Sehr schnell wird deutlich, dass der Adel sein gutes Leben beibehalten will, ohne dafür etwas zu tun, und dazu auf das Geld der Kaufleute angewiesen ist. Rückzahlungen von Schulden versucht man geschickt zu umgehen. Nicht jeder Kaufmann erkennt die damit verbundene Gefahr. Andererseits sorgt der Krieg im Norden dafür, dass die Handelsgeschäfte beeinträchtigt sind. Und mit falschen Anschuldigen und Intrigen kann man ein Handelshaus schnell kaputt spielen.
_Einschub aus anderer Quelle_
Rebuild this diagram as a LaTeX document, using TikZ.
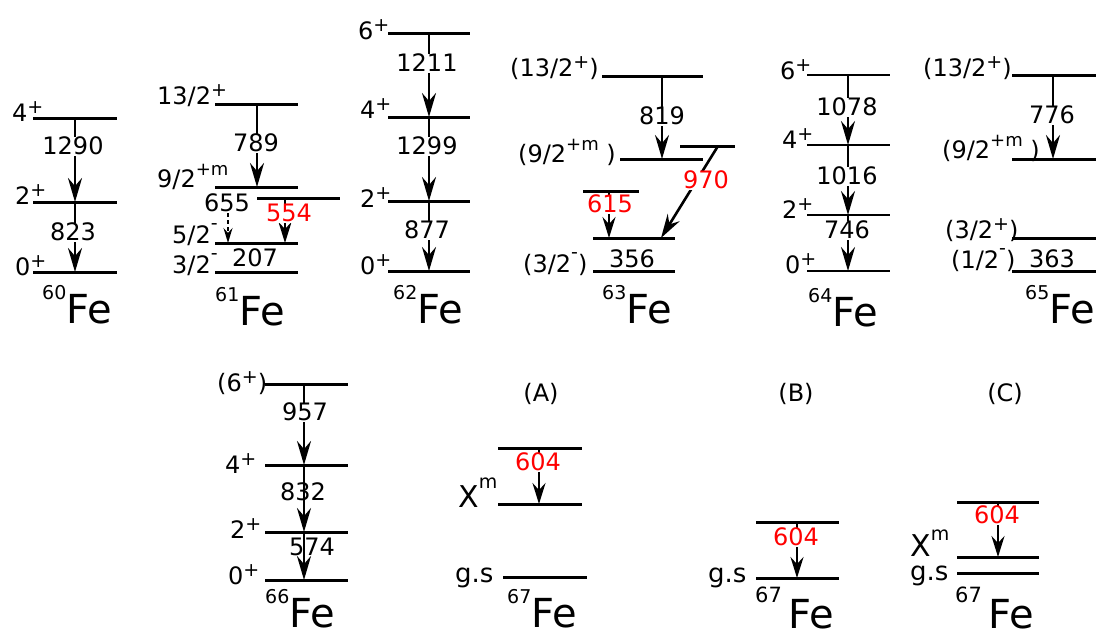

Verträge sind oft nicht das Papier wert, auf dem sie stehen.
Im Hause Loytz gibt es kein miteinander. Michael erwartet, dass sich jeder nach ihm richtet. Das kann nicht gut gehen.
Währenddessen nimmt im Lande die Hungersnot zu. Die Gutsherren verkaufen das Getreide an Kaufleute, die dafür gutes Geld im Ausland erhalten. Diejenigen, die es angebaut und geerntet haben, aber haben nichts zu essen. Nur einer der Gutsherren sieht die lage realistisch.
„...Und es sollte in Eurem Interesse sein, diese Arbeitskräfte zu erhalten, die das erwirtschaften, was Euch reich macht...“
Ein umfangreiches Nachwort trennt Fiktion von Realität.
Das Buch hat mir ausgezeichnet gefallen. Gier, Verrat und Intrige zerstören eine Familie und deren Erbe. Das die Wurzeln dafür schon in der Kindheit gelegt wurden, macht der Prolog deutlich.